▶ EXERCISE DETAILS: Of all the lines in the material, how many include the word "this"? Give only the number.

▶ DATA EXCERPTS:
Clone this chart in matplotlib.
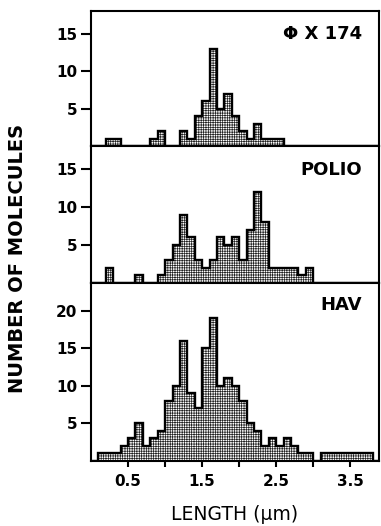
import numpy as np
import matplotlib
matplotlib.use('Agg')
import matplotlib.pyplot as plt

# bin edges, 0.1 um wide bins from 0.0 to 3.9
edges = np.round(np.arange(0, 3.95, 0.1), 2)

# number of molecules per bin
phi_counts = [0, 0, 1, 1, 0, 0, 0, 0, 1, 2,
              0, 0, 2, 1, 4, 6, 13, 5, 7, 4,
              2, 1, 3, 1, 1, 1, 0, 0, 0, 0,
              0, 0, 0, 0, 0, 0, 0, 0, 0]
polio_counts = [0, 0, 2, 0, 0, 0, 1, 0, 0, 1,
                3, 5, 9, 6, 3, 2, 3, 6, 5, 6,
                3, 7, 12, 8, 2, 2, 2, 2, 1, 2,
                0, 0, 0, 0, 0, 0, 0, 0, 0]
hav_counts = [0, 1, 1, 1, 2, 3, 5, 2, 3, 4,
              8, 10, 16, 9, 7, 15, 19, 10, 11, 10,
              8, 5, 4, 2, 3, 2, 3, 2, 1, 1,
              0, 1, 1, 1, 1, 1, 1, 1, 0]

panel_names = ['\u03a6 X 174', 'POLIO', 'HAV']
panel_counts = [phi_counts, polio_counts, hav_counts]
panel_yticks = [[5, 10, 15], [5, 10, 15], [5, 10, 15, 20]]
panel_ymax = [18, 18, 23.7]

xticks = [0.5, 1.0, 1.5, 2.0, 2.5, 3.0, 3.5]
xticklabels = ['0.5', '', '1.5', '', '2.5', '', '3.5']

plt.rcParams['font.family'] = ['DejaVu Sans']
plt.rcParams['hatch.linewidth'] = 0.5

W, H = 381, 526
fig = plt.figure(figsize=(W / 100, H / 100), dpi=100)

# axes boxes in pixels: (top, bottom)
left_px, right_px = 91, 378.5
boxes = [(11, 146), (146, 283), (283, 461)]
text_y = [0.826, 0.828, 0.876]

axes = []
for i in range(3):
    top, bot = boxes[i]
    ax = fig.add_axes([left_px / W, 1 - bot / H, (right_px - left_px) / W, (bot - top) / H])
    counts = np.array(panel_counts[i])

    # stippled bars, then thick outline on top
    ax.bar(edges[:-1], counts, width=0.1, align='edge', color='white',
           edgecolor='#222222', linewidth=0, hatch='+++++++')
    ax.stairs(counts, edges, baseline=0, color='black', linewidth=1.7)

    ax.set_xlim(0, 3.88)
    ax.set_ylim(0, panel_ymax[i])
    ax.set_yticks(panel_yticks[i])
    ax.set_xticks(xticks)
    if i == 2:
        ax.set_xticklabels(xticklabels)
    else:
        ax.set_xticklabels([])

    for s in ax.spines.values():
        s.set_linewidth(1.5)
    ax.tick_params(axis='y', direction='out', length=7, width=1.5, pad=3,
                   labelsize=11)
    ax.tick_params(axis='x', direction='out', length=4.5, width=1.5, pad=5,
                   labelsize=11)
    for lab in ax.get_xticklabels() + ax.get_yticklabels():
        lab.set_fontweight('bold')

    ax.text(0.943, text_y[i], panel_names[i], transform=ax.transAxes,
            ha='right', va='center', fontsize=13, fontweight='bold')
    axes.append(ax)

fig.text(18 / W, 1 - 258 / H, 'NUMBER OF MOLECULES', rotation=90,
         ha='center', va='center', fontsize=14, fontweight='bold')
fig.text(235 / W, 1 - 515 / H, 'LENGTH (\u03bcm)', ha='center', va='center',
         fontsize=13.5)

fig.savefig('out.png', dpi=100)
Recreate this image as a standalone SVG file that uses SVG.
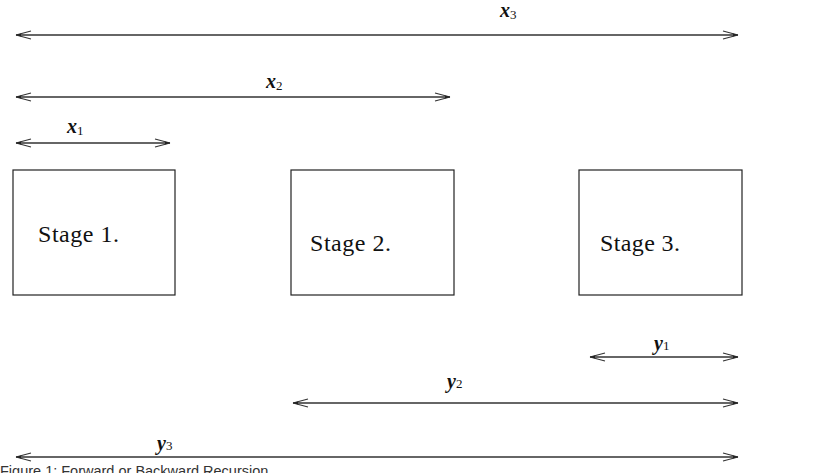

▶ EXPECTED ANSWER: 2